Refactor — don’t rewrite
Its always tempting as a developer to throw out the old and start afresh but this means that during this period you have to maintain two systems and if that stretches to weeks or months, or in one client’s case years, how do you keep the changes needed in sync?
Instead iterate towards the desired state by refactoring. Change one thing, deploy to UAT, test and then move onto the next. You may not be deploying every individual change to production, these might be batched up, but you always can.
For your own sake put each refactor into its own branch in your Source Code Repository. Yes merging branches can be a pain but if you do your work quickly, say in days rather than weeks, the chance of a conflict is small. It makes it clear to everyone what is the current releasable system and means that your scheduled UAT deployment is testing that version and not some ‘half done’ refactor.
Refresh credentials — frequently
Credentials are an issue. They expire. They should expire so if they are compromised then the breach is minimised.
We have become very used to creating credentials and storing them. There are now better alternatives.
- Use resources that manage their own credentials, Azure Managed Identities are a good example, they roll their own certificates automatically so all you need do is specify which identity to use.
- We have had some good experiences with generating credentials on the fly, for example changing the password on a SQL Server’s admin account in a pipeline, attaching, performing the work and then setting the password to a random value, which we don’t store.
- If you have to store credentials put them in a key vault but implement something that will automatically refresh them, we recommend every six weeks or less, then retrieve them as needed. Recently a development team asked us for ‘get’ only permission on a key vault, they didn’t even want list as they know exactly which secret they need and don’t need to be able to scan the vault for all secrets.
Be supported — yes its a hidden cost
You wouldn’t buy software as a service without a support contract but companies do bring in third parties to develop custom applications and then having deployed them either hand them over to internal staff, or more often just leave them alone.
This did work quite well from a cost point of view whilst the platforms were static but in the cloud that doesn’t work any more.
Ideally don’t do custom development, I know we make a living from it but its getting harder and harder to justify as a good way forward for our clients, instead buy services, and pay for support.
However your requirement may not be available as a Service and in this case you will need someone to develop it for you.

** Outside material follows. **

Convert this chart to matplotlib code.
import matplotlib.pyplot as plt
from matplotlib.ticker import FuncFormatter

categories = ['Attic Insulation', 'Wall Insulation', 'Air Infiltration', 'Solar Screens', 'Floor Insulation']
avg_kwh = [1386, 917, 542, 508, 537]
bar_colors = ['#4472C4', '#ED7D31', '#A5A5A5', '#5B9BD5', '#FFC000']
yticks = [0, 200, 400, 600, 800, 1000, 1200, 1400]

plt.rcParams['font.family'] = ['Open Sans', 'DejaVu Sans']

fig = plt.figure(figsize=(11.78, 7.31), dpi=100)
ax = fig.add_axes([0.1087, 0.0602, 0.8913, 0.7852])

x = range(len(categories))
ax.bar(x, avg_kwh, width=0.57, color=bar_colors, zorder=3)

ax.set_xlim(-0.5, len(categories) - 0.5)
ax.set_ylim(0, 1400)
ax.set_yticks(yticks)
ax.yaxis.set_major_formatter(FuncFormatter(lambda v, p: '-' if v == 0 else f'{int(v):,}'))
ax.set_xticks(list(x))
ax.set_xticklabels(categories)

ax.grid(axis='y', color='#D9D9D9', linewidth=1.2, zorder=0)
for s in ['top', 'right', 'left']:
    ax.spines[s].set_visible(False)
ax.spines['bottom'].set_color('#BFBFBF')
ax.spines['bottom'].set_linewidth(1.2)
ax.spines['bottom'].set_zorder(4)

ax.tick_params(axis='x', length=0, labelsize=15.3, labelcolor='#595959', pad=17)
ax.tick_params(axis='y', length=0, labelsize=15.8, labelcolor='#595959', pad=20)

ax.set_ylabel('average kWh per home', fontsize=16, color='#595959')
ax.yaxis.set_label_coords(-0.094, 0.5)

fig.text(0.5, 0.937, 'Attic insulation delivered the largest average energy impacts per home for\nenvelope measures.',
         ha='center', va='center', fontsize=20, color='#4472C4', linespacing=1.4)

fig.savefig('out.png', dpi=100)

When you do ask them how will it be supported going forward?
What will happen, for example, when Azure Functions v1 is deprecated?
What will happen if a security flaw in a library it uses is discovered, log4j anyone?

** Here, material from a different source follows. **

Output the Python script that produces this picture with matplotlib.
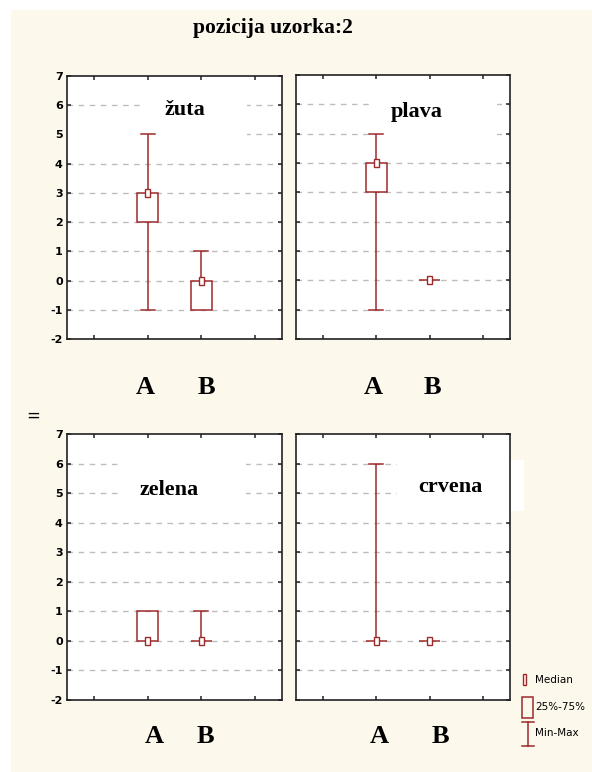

Put in place a support contract, that provides active support. A reputable company will automate a lot of the tasks so actual overhead could be small but I reckon on our systems each one needs days, not weeks, a year to keep it up to date in an ever changing world.
TL;CR We’ll just update once every so often doesn’t work in an evergreen world, if you can’t do continuous upgrade then be very careful when doing periodic updates.